Find, in the records below, the line that contains "Generate a component" and the line that contains "import * as". Copy those two lines and everything between them exactly, but not the pictures.

* _Figure scripts_

[START]

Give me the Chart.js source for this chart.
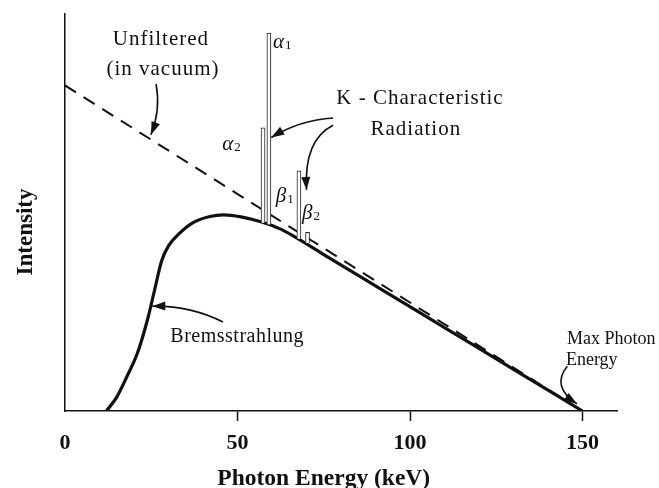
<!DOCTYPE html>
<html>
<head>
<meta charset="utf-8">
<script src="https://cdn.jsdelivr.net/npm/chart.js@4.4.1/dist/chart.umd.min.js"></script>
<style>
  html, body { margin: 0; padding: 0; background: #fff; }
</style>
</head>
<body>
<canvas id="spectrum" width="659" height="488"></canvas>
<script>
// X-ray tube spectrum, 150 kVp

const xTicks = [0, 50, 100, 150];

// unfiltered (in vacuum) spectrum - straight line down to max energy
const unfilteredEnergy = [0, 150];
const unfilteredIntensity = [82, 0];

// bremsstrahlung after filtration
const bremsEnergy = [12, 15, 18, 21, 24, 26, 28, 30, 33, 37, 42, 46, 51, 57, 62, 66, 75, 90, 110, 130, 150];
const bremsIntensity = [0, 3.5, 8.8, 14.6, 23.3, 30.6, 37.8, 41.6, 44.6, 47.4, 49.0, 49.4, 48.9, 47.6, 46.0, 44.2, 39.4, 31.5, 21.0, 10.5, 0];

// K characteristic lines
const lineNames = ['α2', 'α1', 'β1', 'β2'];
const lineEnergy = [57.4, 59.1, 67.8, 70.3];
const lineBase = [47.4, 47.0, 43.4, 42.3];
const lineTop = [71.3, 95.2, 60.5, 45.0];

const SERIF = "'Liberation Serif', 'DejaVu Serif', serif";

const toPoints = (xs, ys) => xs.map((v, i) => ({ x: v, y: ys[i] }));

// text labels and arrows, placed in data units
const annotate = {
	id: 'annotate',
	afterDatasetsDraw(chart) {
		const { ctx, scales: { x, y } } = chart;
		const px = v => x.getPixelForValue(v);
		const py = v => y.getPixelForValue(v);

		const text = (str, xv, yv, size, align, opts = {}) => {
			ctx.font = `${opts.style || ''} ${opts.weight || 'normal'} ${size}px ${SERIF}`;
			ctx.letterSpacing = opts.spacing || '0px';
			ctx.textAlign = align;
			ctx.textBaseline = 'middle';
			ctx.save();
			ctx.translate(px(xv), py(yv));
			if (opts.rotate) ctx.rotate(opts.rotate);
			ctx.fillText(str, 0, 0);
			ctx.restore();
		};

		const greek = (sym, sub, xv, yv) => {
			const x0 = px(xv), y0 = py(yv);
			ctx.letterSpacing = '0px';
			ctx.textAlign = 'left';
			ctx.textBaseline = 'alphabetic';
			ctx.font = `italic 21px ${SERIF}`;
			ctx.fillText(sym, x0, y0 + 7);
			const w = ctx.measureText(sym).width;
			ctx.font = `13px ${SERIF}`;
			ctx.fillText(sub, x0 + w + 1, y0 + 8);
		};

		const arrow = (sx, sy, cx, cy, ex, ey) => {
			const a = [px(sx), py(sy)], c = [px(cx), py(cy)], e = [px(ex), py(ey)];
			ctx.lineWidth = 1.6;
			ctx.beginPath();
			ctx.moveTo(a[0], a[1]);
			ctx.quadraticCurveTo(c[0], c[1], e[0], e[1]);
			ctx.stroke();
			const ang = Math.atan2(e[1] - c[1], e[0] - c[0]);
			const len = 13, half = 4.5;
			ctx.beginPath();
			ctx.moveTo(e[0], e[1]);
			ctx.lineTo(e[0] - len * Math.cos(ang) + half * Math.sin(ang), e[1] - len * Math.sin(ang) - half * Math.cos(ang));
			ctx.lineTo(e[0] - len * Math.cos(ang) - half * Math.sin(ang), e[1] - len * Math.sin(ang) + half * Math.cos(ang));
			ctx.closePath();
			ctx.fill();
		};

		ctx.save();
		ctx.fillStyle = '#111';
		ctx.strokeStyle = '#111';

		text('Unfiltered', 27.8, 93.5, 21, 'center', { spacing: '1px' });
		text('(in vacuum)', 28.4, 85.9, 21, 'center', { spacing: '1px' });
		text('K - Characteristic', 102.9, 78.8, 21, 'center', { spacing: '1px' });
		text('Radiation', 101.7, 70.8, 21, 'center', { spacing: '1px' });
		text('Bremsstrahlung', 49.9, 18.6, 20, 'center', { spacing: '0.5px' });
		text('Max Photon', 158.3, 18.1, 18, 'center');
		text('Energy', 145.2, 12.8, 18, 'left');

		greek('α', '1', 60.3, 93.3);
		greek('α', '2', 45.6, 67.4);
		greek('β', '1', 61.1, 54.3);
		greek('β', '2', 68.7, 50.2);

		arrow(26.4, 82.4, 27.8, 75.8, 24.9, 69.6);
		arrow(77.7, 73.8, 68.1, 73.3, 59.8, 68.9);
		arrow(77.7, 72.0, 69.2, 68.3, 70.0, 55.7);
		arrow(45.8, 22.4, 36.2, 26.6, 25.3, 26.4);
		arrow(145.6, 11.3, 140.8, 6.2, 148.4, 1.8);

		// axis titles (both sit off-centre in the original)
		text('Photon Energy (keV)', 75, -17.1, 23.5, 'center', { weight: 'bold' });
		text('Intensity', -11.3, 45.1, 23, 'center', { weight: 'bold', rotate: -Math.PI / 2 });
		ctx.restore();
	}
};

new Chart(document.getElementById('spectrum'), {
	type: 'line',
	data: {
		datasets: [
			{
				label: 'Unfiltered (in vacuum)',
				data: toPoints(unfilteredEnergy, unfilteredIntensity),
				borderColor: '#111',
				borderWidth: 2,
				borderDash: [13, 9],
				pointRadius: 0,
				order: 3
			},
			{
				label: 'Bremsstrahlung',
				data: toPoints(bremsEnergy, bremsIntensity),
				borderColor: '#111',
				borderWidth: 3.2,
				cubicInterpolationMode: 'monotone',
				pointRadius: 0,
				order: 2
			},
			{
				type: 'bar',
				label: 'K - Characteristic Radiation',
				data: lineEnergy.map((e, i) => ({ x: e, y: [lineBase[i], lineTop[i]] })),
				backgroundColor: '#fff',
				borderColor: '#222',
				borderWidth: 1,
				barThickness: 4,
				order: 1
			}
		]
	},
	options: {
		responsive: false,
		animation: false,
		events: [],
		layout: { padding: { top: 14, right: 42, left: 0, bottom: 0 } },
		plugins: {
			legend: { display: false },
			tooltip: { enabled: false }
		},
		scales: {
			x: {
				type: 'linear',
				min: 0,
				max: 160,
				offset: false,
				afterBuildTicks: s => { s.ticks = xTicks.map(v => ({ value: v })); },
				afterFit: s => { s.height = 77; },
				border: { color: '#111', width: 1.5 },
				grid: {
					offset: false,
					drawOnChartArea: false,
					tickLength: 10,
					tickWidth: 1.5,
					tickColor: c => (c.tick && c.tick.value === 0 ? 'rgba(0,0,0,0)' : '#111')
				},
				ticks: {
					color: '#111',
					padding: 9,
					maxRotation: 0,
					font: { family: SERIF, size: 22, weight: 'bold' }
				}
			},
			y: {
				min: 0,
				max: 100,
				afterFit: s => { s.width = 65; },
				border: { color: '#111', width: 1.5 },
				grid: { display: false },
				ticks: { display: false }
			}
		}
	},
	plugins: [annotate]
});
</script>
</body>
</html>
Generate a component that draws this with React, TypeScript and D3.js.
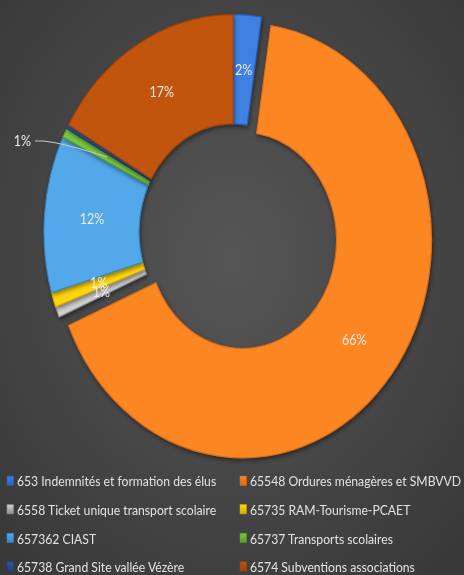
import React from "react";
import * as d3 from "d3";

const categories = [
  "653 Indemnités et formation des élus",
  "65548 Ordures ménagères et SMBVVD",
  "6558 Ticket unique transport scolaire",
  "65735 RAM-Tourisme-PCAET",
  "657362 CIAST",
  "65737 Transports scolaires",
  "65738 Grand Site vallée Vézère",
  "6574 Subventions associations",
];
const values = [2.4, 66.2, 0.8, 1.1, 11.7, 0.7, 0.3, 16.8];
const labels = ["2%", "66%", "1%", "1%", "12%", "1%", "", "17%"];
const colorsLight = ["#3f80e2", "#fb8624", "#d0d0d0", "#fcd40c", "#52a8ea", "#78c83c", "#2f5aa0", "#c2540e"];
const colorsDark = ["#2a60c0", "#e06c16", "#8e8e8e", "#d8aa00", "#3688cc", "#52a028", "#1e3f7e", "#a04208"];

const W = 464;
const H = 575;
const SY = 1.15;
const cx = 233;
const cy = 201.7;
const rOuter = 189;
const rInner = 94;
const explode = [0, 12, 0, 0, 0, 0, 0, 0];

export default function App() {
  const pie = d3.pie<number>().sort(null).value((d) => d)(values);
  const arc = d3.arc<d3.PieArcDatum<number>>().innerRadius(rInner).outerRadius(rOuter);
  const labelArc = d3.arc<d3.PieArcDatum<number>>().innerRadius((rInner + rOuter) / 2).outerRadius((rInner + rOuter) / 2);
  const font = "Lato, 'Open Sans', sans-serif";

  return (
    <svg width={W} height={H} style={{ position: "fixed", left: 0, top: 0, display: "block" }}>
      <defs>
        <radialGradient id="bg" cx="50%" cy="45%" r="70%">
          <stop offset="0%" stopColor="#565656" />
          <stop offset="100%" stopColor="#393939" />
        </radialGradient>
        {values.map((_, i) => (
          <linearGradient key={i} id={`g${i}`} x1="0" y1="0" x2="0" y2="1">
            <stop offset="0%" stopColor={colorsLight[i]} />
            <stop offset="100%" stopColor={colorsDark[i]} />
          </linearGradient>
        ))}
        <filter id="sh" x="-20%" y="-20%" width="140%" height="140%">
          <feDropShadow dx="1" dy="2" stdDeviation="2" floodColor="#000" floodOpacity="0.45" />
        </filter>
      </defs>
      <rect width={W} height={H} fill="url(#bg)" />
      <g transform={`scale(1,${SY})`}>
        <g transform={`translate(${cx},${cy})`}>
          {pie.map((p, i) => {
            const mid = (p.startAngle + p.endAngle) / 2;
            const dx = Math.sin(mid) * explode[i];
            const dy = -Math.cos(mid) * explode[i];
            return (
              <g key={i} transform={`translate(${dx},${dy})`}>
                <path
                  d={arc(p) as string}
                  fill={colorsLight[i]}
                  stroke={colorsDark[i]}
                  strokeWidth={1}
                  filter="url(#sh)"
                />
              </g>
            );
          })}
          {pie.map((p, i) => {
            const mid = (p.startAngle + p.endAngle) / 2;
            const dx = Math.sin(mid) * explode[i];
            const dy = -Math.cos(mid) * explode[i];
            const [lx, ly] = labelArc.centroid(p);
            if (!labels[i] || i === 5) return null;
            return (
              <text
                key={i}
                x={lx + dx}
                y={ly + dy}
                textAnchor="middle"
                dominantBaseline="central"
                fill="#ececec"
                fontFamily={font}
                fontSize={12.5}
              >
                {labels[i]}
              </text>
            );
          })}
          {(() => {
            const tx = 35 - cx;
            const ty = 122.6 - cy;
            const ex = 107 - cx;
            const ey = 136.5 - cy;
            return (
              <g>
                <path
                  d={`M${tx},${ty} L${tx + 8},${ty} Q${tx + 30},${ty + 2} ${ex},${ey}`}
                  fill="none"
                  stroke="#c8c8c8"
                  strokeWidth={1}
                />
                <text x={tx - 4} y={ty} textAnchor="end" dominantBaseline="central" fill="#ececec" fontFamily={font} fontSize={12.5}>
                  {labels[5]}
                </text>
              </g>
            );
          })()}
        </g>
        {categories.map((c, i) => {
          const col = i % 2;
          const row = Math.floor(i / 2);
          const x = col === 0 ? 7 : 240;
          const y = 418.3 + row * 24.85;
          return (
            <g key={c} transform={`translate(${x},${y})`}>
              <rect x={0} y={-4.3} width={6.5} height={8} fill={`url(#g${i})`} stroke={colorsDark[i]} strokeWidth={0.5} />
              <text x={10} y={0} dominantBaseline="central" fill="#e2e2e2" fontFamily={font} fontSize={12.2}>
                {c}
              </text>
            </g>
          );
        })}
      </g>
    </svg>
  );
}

[END]

* _Result_
Generate a component that draws this with React, TypeScript and D3.js.
import React from "react";
import * as d3 from "d3";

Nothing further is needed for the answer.